C++ structure initialization with all zeros

Question

In C++ if I initialize the structure in the form of "= {}", as in example below, does it ensure to assign values zero to all the member of the structure? I understand this seem duplicate question, But my question also is if it initializes zero to all members, does it also apply for complex structure ? Like structure within structure , or for this each member has to be explicitly assigned value zero in the code?.

---

typedef struct s{
      int i;
      bool x;
 };

  int main ()
 {
     s initial = {};
     printf("%d %d", initial.i, initial.x);

 }

Edit: To reference complex structure,

typedef struct scomplex{
    s initial;
    s t[5];
 };
  int main (void)
  {
     scomplex sc = {};
     printf ("%d %d %d",sc.initial.i, sc.initial.x, sc.t[0].i);  
  }

Answer 1

But my question also is if it initializes zero to all members, does it also apply for complex structure ?

Yes, all members will be initialized, including "complex" member, but might not be initialized to zero, the final effect is determined by their types.

According to your sample code, struct s is an aggregate type, then aggregate initialization is performed.

(emphasis mine)

If the number of initializer clauses is less than the number of members and bases (since C++17) or initializer list is completely empty, the remaining members and bases (since C++17) are initialized by their default initializers, if provided in the class definition, and otherwise (since C++14) by empty lists, in accordance with the usual list-initialization rules (which performs value-initialization for non-class types and non-aggregate classes with default constructors, and aggregate initialization for aggregates).

For this case the member i and x of struct s will be value initialized to zero.

4) otherwise, the object is zero-initialized.

If struct s has any other members, they'll be initialized (value initialized or aggregate initialized according to their types) by empty lists recursively.

EDIT

For your added sample (struct scomplex), the member initial will be value initialized, and the final effect depends on the type s.
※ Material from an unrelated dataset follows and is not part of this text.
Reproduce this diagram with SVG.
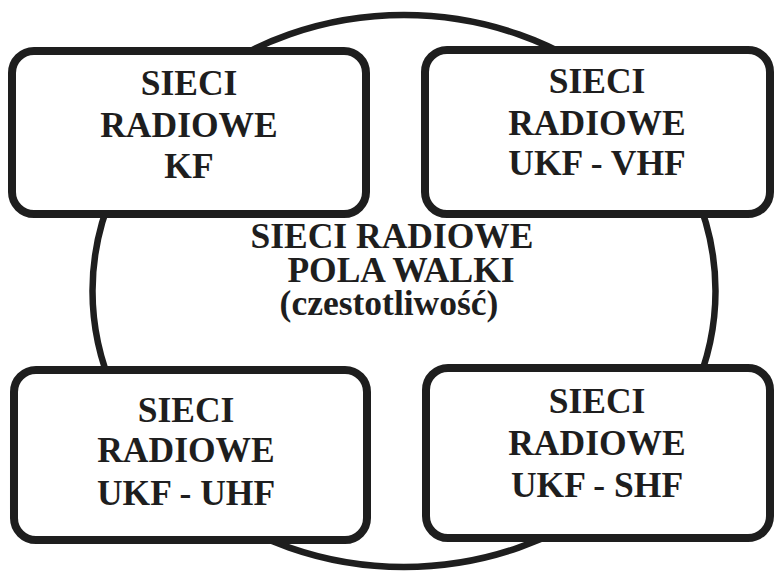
<svg xmlns="http://www.w3.org/2000/svg" width="774" height="571" viewBox="0 0 774 571">
<style>
.box{fill:#fff;stroke:#1e1e1e;stroke-width:8}
.ring{fill:none;stroke:#1e1e1e;stroke-width:6.5}
text{font-family:"Liberation Serif","Times New Roman",serif;font-weight:bold;font-size:35.5px;fill:#1e1e1e;text-anchor:middle}
</style>
<rect width="774" height="571" fill="#fff"/>
<g id="center">
<ellipse class="ring" cx="404" cy="291" rx="311.5" ry="276"/>
<text x="392" y="248">SIECI RADIOWE</text>
<text x="401" y="282">POLA WALKI</text>
<text x="389" y="315">(czestotliwość)</text>
</g>
<g id="kf">
<rect class="box" x="12" y="51" width="354" height="163" rx="22"/>
<text x="189" y="95">SIECI</text>
<text x="189" y="137">RADIOWE</text>
<text x="189" y="178">KF</text>
</g>
<g id="vhf">
<rect class="box" x="425" y="50" width="345" height="164" rx="22"/>
<text x="597" y="93">SIECI</text>
<text x="597" y="135">RADIOWE</text>
<text x="597" y="175">UKF - VHF</text>
</g>
<g id="uhf">
<rect class="box" x="14" y="370" width="353" height="170" rx="22"/>
<text x="186" y="422">SIECI</text>
<text x="186" y="462">RADIOWE</text>
<text x="186" y="505">UKF - UHF</text>
</g>
<g id="shf">
<rect class="box" x="426" y="368" width="344" height="170" rx="22"/>
<text x="597" y="413">SIECI</text>
<text x="597" y="455">RADIOWE</text>
<text x="597" y="497">UKF - SHF</text>
</g>
</svg>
And another member is an array, which will be aggregate initialized with empty list, and all the elements of the array will be value initialized; Same as member initial, the effect depends on the type s.

Answer 2

Problem

Will this initialize all of the members to 0?

typedef struct s{
      int i;
      bool x;
 };

int main ()
{
     s initial = {};
     printf("%d %d", initial.i, initial.x);

}

Answer: yes. Proof? Here you can see it become 0.

Better Alternatives?

This is an opinionated section. But In My Opinion (IMO), initializing it with {0} would be more readable than {}, as it notifies the user of the 0. It is actually being filled up with 0's.

s initial = {0};

What is this called?

This is called Aggregate Initialization, as Dieter Lücking defined, or Value Initialization, as songyuanyao noted. It's basically a form of initialization where you can initialize a struct with values you would like. For example, let's initialize it with the value 1 instead of 0! You would do:

// Example program
#include <stdio.h>
#include <iostream>


typedef struct s{
 int i;
 bool x;
};
    
int main ()
{
   s initial = {1,1};
   printf("%d %d", initial.i, initial.x);
}

You can see this compiled here. As you can see above, I am doing 1,1 which is normal initialization. As opposed to 0 initialization, you can't just initialize all the parts of the struct as easily as you can with 0.

References

cpprefrence

what is aggregate initialization

What do the following phrases mean in C++: zero-, default- and value-initialization?

Glossary

Aggregate Initialization :

Aggregate initialization is a form of list-initialization, which initializes aggregates.

Value Initialization:

Initialize values

This is the initialization performed when a variable is constructed with an empty initializer.